-- WHAT TO WORK ON --
Copy exactly, and only, the lines between the start of the entries below and the line containing "360, 170, -60]", both inclusive. Omit pictures.

-- DATA FOR THIS TASK --
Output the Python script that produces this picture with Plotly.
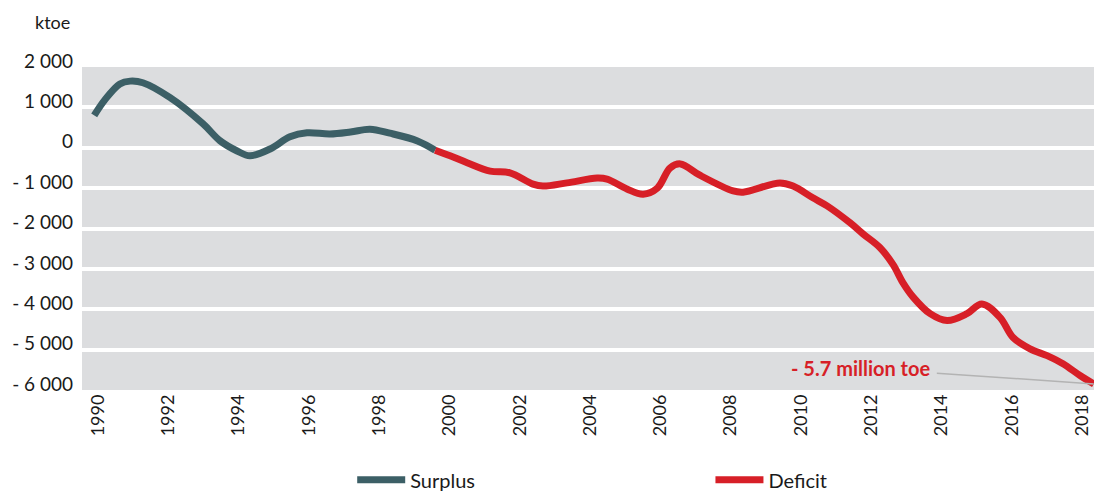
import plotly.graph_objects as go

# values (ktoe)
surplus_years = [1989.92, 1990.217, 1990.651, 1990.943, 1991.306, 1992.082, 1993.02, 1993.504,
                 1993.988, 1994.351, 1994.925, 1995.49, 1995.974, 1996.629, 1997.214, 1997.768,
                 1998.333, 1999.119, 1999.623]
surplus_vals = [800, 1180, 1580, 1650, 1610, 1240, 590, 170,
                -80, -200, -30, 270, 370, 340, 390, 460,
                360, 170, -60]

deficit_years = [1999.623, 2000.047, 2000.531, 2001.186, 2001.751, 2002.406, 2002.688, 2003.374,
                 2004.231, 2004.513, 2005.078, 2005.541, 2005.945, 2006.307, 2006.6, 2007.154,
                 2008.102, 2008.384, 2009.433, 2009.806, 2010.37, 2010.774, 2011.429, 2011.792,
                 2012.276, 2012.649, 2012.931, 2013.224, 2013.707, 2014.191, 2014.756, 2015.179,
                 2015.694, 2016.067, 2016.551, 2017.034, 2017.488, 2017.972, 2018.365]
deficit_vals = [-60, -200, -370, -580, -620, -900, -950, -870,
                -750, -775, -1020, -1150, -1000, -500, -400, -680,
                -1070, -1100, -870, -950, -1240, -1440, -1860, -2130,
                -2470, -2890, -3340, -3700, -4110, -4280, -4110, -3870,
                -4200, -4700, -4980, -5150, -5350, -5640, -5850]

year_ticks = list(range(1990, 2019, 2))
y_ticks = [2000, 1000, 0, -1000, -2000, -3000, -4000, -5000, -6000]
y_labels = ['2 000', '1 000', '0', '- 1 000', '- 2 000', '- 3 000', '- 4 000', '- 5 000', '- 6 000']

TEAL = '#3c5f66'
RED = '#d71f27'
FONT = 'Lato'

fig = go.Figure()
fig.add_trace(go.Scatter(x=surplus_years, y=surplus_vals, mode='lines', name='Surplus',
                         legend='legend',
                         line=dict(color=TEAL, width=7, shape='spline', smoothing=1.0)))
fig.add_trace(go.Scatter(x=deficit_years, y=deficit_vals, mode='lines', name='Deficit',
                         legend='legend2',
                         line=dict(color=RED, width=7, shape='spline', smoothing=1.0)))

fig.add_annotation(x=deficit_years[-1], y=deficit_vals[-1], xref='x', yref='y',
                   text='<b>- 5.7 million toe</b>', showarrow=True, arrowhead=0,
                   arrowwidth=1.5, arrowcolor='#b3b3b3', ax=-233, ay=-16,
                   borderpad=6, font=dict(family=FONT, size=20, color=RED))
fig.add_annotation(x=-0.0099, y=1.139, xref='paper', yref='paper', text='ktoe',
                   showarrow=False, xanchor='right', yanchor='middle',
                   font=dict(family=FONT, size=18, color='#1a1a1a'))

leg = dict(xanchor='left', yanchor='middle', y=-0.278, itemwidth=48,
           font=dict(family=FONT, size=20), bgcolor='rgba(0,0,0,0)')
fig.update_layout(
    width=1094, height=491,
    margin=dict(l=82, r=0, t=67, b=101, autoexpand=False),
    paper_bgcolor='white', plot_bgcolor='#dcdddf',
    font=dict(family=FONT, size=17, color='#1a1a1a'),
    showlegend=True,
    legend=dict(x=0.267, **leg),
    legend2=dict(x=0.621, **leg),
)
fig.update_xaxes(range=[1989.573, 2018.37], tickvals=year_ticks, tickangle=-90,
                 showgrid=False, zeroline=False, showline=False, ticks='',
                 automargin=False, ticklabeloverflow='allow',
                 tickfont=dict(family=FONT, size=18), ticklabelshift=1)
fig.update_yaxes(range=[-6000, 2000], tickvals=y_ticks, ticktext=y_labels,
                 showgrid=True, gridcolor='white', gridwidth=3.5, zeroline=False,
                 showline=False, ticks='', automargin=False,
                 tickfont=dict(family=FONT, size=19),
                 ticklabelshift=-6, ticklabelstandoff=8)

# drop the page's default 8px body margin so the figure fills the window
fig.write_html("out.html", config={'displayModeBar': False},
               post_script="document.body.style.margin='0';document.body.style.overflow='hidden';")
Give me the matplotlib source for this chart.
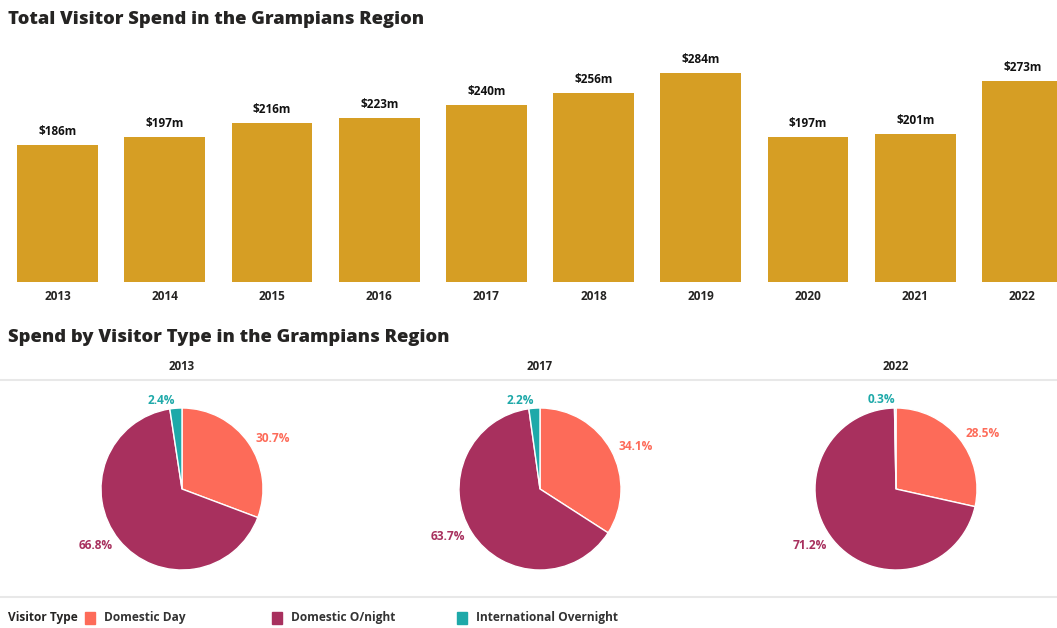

-- WRITTEN SOLUTION --
Output the Python script that produces this picture with Plotly.
import plotly.graph_objects as go

# values (ktoe)
surplus_years = [1989.92, 1990.217, 1990.651, 1990.943, 1991.306, 1992.082, 1993.02, 1993.504,
                 1993.988, 1994.351, 1994.925, 1995.49, 1995.974, 1996.629, 1997.214, 1997.768,
                 1998.333, 1999.119, 1999.623]
surplus_vals = [800, 1180, 1580, 1650, 1610, 1240, 590, 170,
                -80, -200, -30, 270, 370, 340, 390, 460,
                360, 170, -60]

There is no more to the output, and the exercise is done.